I wrote a blog in 2013 comparing two forms of education I received: a master’s degree in innovation and entrepreneurship at the Antwerp Management School in Belgium and  mentorship experiences through Accelerate Okanagan’s Venture Acceleration Program. My experience being mentored has contributed significantly more to my understanding of the business world, how to grow my company and how to operate in today's ever changing landscape than my formal education.

It’s an interesting time to initiate a conversation on the value or reasoning behind getting an education in today's new digital economy. Just last year, companies like IBM, Google, Microsoft, announced that formalized education was no longer mandatory to obtain employment at their organizations. Why? Because it doesn’t matter, and in many cases the cost and time spent receiving an education can be a hindrance to your long game. 

Have you ever heard of the saying: "what have you done for me lately?" That’s what today's work environment is about: how quick can you learn, adjust and capitalize on the ever-changing opportunities. This is exactly what every company is faced with day in and day out. You need to be nimble, you need to be innovative and you need to move quickly. Naturally, every company needs their teams to do the same. To me, the most valuable members of any team today can react quickly, learn and execute their new responsibilities and are not tied to their role, title, or ego. Yes, I said it… EGO.

The biggest issue I have seen over my past five years of interviewing young graduates is their view of themselves in the world today. Let me preface by saying that we have been so fortunate, but also had to work so hard to find fantastic young graduates and non graduates that understand that the learning has just begun and their future is based on their contribution and results, NOT their management degree or the big university they attended; it doesn’t matter and in many cases it hurts your career based on your new outlook (post graduation). 
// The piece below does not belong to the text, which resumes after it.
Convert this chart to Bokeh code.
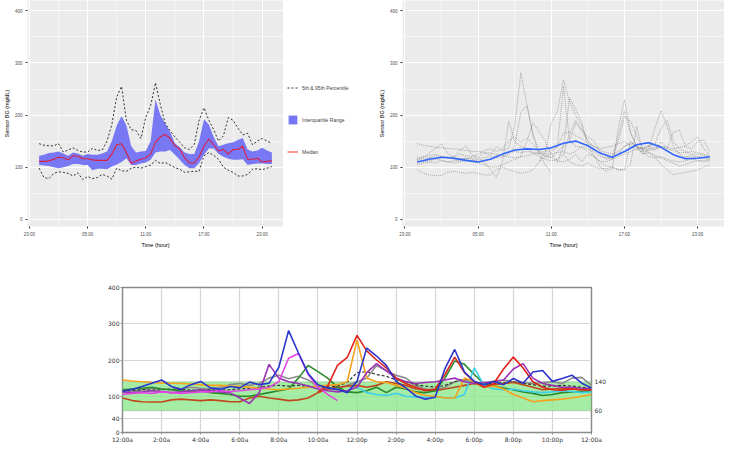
import math
from bokeh.plotting import figure
from bokeh.models import (FixedTicker, Legend, LegendItem, LinearAxis, BoxAnnotation,
                          Range1d, Spacer)
from bokeh.layouts import column, row
from bokeh.embed import file_html
from bokeh.resources import INLINE

nan = float("nan")

# ---------------- data ----------------
half_hours = [0, 0.5, 1, 1.5, 2, 2.5, 3, 3.5, 4, 4.5, 5, 5.5, 6, 6.5, 7, 7.5, 8, 8.5, 9, 9.5,
              10, 10.5, 11, 11.5, 12, 12.5, 13, 13.5, 14, 14.5, 15, 15.5, 16, 16.5, 17, 17.5,
              18, 18.5, 19, 19.5, 20, 20.5, 21, 21.5, 22, 22.5, 23, 23.5, 24]

# percentile summary (top-left panel)
median = [111, 111, 112, 115, 119, 118, 114, 122, 121, 116, 116, 114, 113, 113, 113, 125, 143, 145, 128, 107,
          112, 115, 118, 125, 148, 158, 163, 155, 141, 135, 118, 108, 108, 120, 140, 154, 143, 131, 134, 125,
          134, 134, 140, 115, 115, 117, 110, 111, 112]
q75 = [122, 124, 127, 128, 130, 126, 122, 128, 126, 122, 125, 124, 124, 126, 130, 150, 180, 198, 180, 140,
       128, 130, 131, 150, 230, 200, 184, 168, 146, 138, 128, 125, 125, 150, 192, 182, 158, 140, 143, 146,
       148, 152, 156, 134, 130, 132, 137, 132, 128]
q25 = [104, 103, 102, 100, 98, 100, 102, 106, 106, 104, 104, 94, 97, 97, 96, 101, 105, 110, 117, 104,
       104, 107, 109, 114, 128, 130, 130, 133, 124, 114, 104, 98, 98, 108, 124, 136, 136, 125, 120, 116,
       114, 114, 115, 104, 106, 107, 107, 106, 106]
p95 = [145, 142, 141, 141, 145, 129, 133, 137, 132, 129, 129, 136, 132, 133, 150, 182, 235, 255, 190, 172,
       170, 155, 196, 218, 262, 220, 184, 170, 158, 148, 137, 134, 144, 190, 214, 190, 172, 150, 160, 195,
       190, 175, 162, 165, 143, 150, 155, 150, 146]
p5 = [98, 80, 78, 88, 91, 90, 88, 83, 89, 76, 82, 78, 80, 86, 83, 77, 98, 93, 92, 98,
      100, 98, 101, 104, 113, 107, 109, 104, 99, 96, 90, 91, 92, 92, 122, 128, 123, 115, 100, 94,
      90, 83, 83, 86, 96, 97, 95, 98, 101]

# smoothed trend (top-right panel)
smooth_hours = [0, 1, 2, 3, 4, 5, 6, 7, 8, 9, 10, 11, 12, 13, 14, 15, 16, 17, 18, 19, 20, 21, 22, 23, 24]
smooth = [110, 115, 119, 117, 113, 110, 115, 125, 133, 135, 134, 137, 146, 150, 141, 127, 119, 130, 143, 147,
          138, 124, 116, 117, 120]

# daily traces (bottom panel; grey in top-right panel)
blue = [114, 119, 127, 136, 145, 127, 119, 132, 141, 123, 119, 127, 123, 139, 132, 136, 180, 281, 220, 163,
        132, 123, 119, 110, 141, 233, 211, 185, 141, 123, 101, 92, 97, 176, 229, 167, 141, 132, 141, 132,
        149, 136, 167, 171, 141, 149, 158, 136, 123]
red = [nan] * 20 + [112, 128, 185, 207, 268, 225, 200, 178, 150, 135, 125, 115, 120, 160, 208, 165, 140, 125,
                    135, 175, 208, 178, 140, 125, 118, 117, 120, 118, 118]
orange = [145, 142, 140, 138, 137, 136, 135, 134, 132, 130, 130, 128, 127, 125, 122, 120, 118, 120, 122, 125,
          128, 130, 132, 140, 255, 150, 140, 138, 130, 122, 110, 102, 100, 95, 95, 150, 140, 125, 128, 120,
          105, 95, 85, 88, 90, 92, 95, 100, 105]
magenta = [105, 108, 110, 108, 112, 110, 108, 110, 112, 112, 115, 113, 115, 118, 120, 125, 140, 205, 218, 160,
           125, 105, 88] + [nan] * 26
purple = [112, 110, 112, 115, 113, 110, 112, 115, 118, 115, 112, 110, 95, 80, 110, 188, 150, 140, 135, 128,
          120, 115, 112, 115, 125, 165, 190, 170, 150, 140, 135, 138, 140, 145, 150, 140, 135, 138, 140, 145,
          175, 190, 150, 135, 130, 125, 125, 122, 120]
green = [118, 120, 122, 125, 120, 118, 115, 112, 115, 110, 108, 105, 100, 100, 105, 110, 115, 120, 150, 185,
         168, 150, 125, 112, 110, 115, 125, 110, 125, 120, 112, 110, 115, 150, 197, 188, 160, 135, 128, 123,
         118, 112, 108, 102, 105, 110, 112, 113, 114]
grey = [110, 112, 118, 122, 120, 118, 120, 125, 122, 120, 125, 132, 135, 130, 135, 150, 158, 148, 155, 145,
        128, 120, 118, 130, 140, 150, 185, 170, 158, 150, 130, 120, 118, 125, 140, 145, 138, 135, 142, 145,
        140, 138, 135, 138, 140, 135, 150, 152, 130]
cyan = [nan] * 24 + [125, 110, 105, 102, 108, 100, 98, 97, 100, 95, 95, 105, 178, 130, 120, 118, 120, 115,
                     112, 110, 112, 115, 113, 110, 112]
brown = [95, 88, 85, 84, 84, 90, 92, 90, 88, 90, 88, 85, 85, 95, 100, 95, 92, 88, 90, 95,
         110, 120, 125, 128, 130, 125, 130, 140, 135, 130, 120, 118, 115, 120, 125, 130, 135, 130, 132, 135,
         138, 132, 125, 118, 120, 122, 120, 118, 115]
black = [115, 116, 118, 117, 118, 120, 118, 117, 116, 118, 117, 118, 120, 122, 125, 128, 130, 128, 130, 128,
         126, 125, 128, 138, 165, 168, 160, 155, 145, 140, 132, 128, 125, 130, 140, 148, 140, 135, 135, 138,
         140, 135, 132, 128, 128, 130, 128, 125, 122]

target_low, target_high = 60, 140

gg_tick_hours = [-1, 5, 11, 17, 23]
gg_tick_labels = ["23:00", "05:00", "11:00", "17:00", "23:00"]
gg_minor_hours = [2, 8, 14, 20]
gg_y_ticks = [0, 100, 200, 300, 400]
gg_y_minor = [50, 150, 250, 350]

bottom_tick_hours = [0, 2, 4, 6, 8, 10, 12, 14, 16, 18, 20, 22, 24]
bottom_tick_labels = ["12:00a", "2:00a", "4:00a", "6:00a", "8:00a", "10:00a", "12:00p",
                      "2:00p", "4:00p", "6:00p", "8:00p", "10:00p", "12:00a"]
bottom_y_ticks = [0, 40, 100, 200, 300, 400]

traces = [("grey", grey, "#8c8c8c", None), ("black", black, "#333333", "3 2"),
          ("brown", brown, "#c0481c", None), ("green", green, "#2a8a2a", None),
          ("cyan", cyan, "#3ccfea", None), ("orange", orange, "#f7a21d", None),
          ("purple", purple, "#9b32b8", None), ("magenta", magenta, "#e445e6", None),
          ("red", red, "#e0231c", None), ("blue", blue, "#2b35c9", None)]

legend_labels = ["5th & 95th Percentile", "Interquartile Range", "Median"]

GG_FONT = "Liberation Sans"
IQR_COLOR = "#7878f5"
TOP_H = 250


def gg_style(p):
    p.background_fill_color = "#EBEBEB"
    p.border_fill_color = "white"
    p.outline_line_color = None
    p.grid.grid_line_color = "white"
    p.grid.grid_line_width = 1
    p.grid.minor_grid_line_color = "white"
    p.grid.minor_grid_line_width = 0.5
    p.xaxis.ticker = FixedTicker(ticks=gg_tick_hours, minor_ticks=gg_minor_hours)
    p.xaxis.major_label_overrides = dict(zip(gg_tick_hours, gg_tick_labels))
    p.yaxis.ticker = FixedTicker(ticks=gg_y_ticks, minor_ticks=gg_y_minor)
    p.xaxis.axis_label = "Time (hour)"
    p.yaxis.axis_label = "Sensor BG (mg/dL)"
    for ax in p.axis:
        ax.axis_line_color = None
        ax.major_tick_line_color = "#333333"
        ax.major_tick_out = 2
        ax.major_tick_in = 0
        ax.minor_tick_line_color = None
        ax.major_label_text_font = GG_FONT
        ax.major_label_text_font_size = "4.5px"
        ax.major_label_text_color = "#4d4d4d"
        ax.axis_label_text_font = GG_FONT
        ax.axis_label_text_font_size = "5.5px"
        ax.axis_label_text_font_style = "normal"
        ax.axis_label_text_color = "black"
        ax.axis_label_standoff = 2
        ax.major_label_standoff = 1


# ---------------- top-left: percentiles ----------------
p1 = figure(width=283, height=TOP_H, x_range=Range1d(-1.2, 25.2), y_range=Range1d(-14, 420),
            output_backend="svg", toolbar_location=None,
            min_border_left=0, min_border_right=0, min_border_top=0, min_border_bottom=0)
gg_style(p1)
p1.varea(x=half_hours, y1=q25, y2=q75, fill_color=IQR_COLOR, fill_alpha=1)
p1.line(half_hours, p95, line_color="black", line_width=0.8, line_dash="2 2")
p1.line(half_hours, p5, line_color="black", line_width=0.8, line_dash="2 2")
p1.line(half_hours, median, line_color="red", line_alpha=0.75, line_width=1.1)

# ---------------- legend panel (ggplot-style guide on the right) ----------------
pl = figure(width=92, height=TOP_H, x_range=Range1d(0, 1), y_range=Range1d(0, 1),
            output_backend="svg", toolbar_location=None,
            min_border_left=0, min_border_right=0, min_border_top=0, min_border_bottom=0)
pl.axis.visible = False
pl.grid.visible = False
pl.outline_line_color = None
lk1 = pl.line(x=[nan, nan], y=[nan, nan], line_color="black", line_width=0.8, line_dash="2 2")
lk2 = pl.varea(x=[nan, nan], y1=[nan, nan], y2=[nan, nan], fill_color=IQR_COLOR, fill_alpha=1)
lk3 = pl.line(x=[nan, nan], y=[nan, nan], line_color="red", line_alpha=0.75, line_width=1.1)
legend = Legend(items=[LegendItem(label=legend_labels[0], renderers=[lk1]),
                       LegendItem(label=legend_labels[1], renderers=[lk2]),
                       LegendItem(label=legend_labels[2], renderers=[lk3])],
                location=(4, 69))
legend.label_text_font = GG_FONT
legend.label_text_font_size = "5px"
legend.glyph_width = 11
legend.glyph_height = 11
legend.label_height = 11
legend.spacing = 21
legend.padding = 0
legend.margin = 0
legend.label_standoff = 4
legend.border_line_color = None
legend.background_fill_alpha = 0
pl.add_layout(legend)

# ---------------- top-right: daily traces + smooth ----------------
p2 = figure(width=349, height=TOP_H, x_range=Range1d(-1.2, 25.2), y_range=Range1d(-14, 420),
            output_backend="svg", toolbar_location=None,
            min_border_left=0, min_border_right=0, min_border_top=0, min_border_bottom=0)
gg_style(p2)
for name, vals, col, dash in traces:
    p2.line(half_hours, vals, line_color="#3a3a3a", line_alpha=0.55, line_width=0.7, line_dash="1 1")
p2.line(smooth_hours, smooth, line_color="#3366ff", line_width=1.6)

# ---------------- bottom: coloured daily traces ----------------
pb = figure(width=510, height=195, x_range=Range1d(0, 24), y_range=Range1d(0, 400),
            output_backend="svg", toolbar_location=None,
            min_border_left=18, min_border_right=23, min_border_top=37, min_border_bottom=8)
pb.background_fill_color = "white"
pb.outline_line_color = "#8a8a8a"
pb.outline_line_width = 1.5
pb.grid.grid_line_color = "#d6d6d6"
pb.grid.grid_line_width = 1.2
pb.xaxis.ticker = FixedTicker(ticks=bottom_tick_hours)
pb.xaxis.major_label_overrides = dict(zip(bottom_tick_hours, bottom_tick_labels))
pb.yaxis.ticker = FixedTicker(ticks=bottom_y_ticks)
band = BoxAnnotation(bottom=target_low, top=target_high, fill_color="#8fe88f", fill_alpha=0.8,
                     line_color="#6d8a6d", line_width=1.2, level="underlay")
pb.add_layout(band)
rax = LinearAxis(ticker=FixedTicker(ticks=[target_low, target_high]))
pb.add_layout(rax, "right")
for ax in pb.axis:
    ax.axis_line_color = None
    ax.major_tick_line_color = "#8a8a8a"
    ax.major_tick_out = 2
    ax.major_tick_in = 0
    ax.minor_tick_line_color = None
    ax.major_label_text_font = "DejaVu Sans"
    ax.major_label_text_font_size = "6px"
    ax.major_label_text_color = "#333333"
    ax.major_label_standoff = 1
rax.major_tick_line_color = None
for name, vals, col, dash in traces:
    if dash:
        pb.line(half_hours, vals, line_color=col, line_width=1.2, line_dash=dash)
    else:
        pb.line(half_hours, vals, line_color=col, line_width=1.6)

layout = column(row(p1, pl, p2), row(Spacer(width=104, height=195), pb))
open("out.html", "w").write(file_html(layout, INLINE))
It all comes down to three key factors: DEBT, TIME, and EGO


The average student in Canada carries $26,000 in debt from their university degree and graduates at the age of 26. So, the average university graduate starts their earning career four-plus years later than their peers and soon has a payment larger than driving a Mercedes when they are just getting started.

When you’re a young professional, I believe it’s important for you to find early roles that challenge you and work for organizations you can grow within and have visions you are passionate about. If you have student debt, you will be forced to take a role for 10- to 25-per-cent more pay with minimal growth and upside, not to mention lots of structured corporate training, which will feel just like university. Welcome to a job at a bank, traditional (dying) company or a huge multinational organization, which is set up and excited to put you into the puppy mill… I mean management program over the next three-to-four years.

It’s not the future I’d pick, but hey, different strokes, different folks. 


Post-secondary students have spent the last four years “working hard”, attending classes five-to-six hours a day, doing homework at their leisure and planning their career as a manager.  None of these courses or projects will actually apply to the real world. 

Once you have a degree, you now feel that you should start down the path you planned out: buy a house, drive a nicer car, maybe get a dog. Consequently, you start to load yourself up on expenses like mortgages, car payments and fancy dog treats because your work is done; you’re educated and the system is supposed to take care of you. What does this mean? You are now tied to the lifestyle you are trying to catch up to, which results in you chasing jobs or careers that pay, not careers you’re passionate about or roles you will develop in: short-term gain for a career of long-term pain.

When I launched GetintheLoop, I rented with roommates for years, drove a ‘98 Honda and used to brag about owning one thing: my computer. The results of this program? I was in control, I had flexibility and I could develop without being tied to payments and my “plan”. 


I went to school in the U.S. for my undergrad degree and attended an international master's program in Europe, and along the way I’ve had the opportunity to work with graduates from some of the most prestigious universities around. Let me cut to the chase: my education felt great, but when rubber hit the road it had taught me nothing other than the ability to learn.

Saying I had a Master's in business was like saying I was a CEO at a bank because I had a debit card in my wallet. I knew nothing about the business world. I have continually noticed that the brightest contributors have received no postsecondary education, while on the flipside I’ve met or worked with many highly educated individuals that didn’t exactly blow my socks off to say the least. 

Your school, your double major, or the extra project you did does not define you; it's what you do post grad. 

I have had students ask about our personal day policy, or how we support their travel ambitions, or how we plan to approach work-life balance. Easy answer: anyone who wants to vacation more than getting paid or is worried about our personal day policy should join another company.  Balance is finding something you are passionate about and doing it lots! Now, not all students have this same ego and these are the golden nuggets in the Gen Y workforce. We have 12 Gen Yers on our team and, if you can, you should try and get them on your team. People like this are sooo hard to find and are gold to a young, ever-evolving business. We couldn’t be luckier to have them, but they are few and far between. 


For entrepreneurs looking to hire, from my experience I can tell you that education has little impact on contribution, so don’t overlook resumes or individuals based on their education. 

For anyone hoping to become an entrepreneur, know that you are only 10 per cent behind, and by working twice as hard for a month you will be caught up to all your college graduate friends. Take the leap, learn by way of doing. It’s simple math: the more time you put in, the more you will get out. 

For students, be one of those golden nuggets that wants to contribute, do the little things right, clean the floors, stay late, get in early and know you’re only as promising as the value you add each day.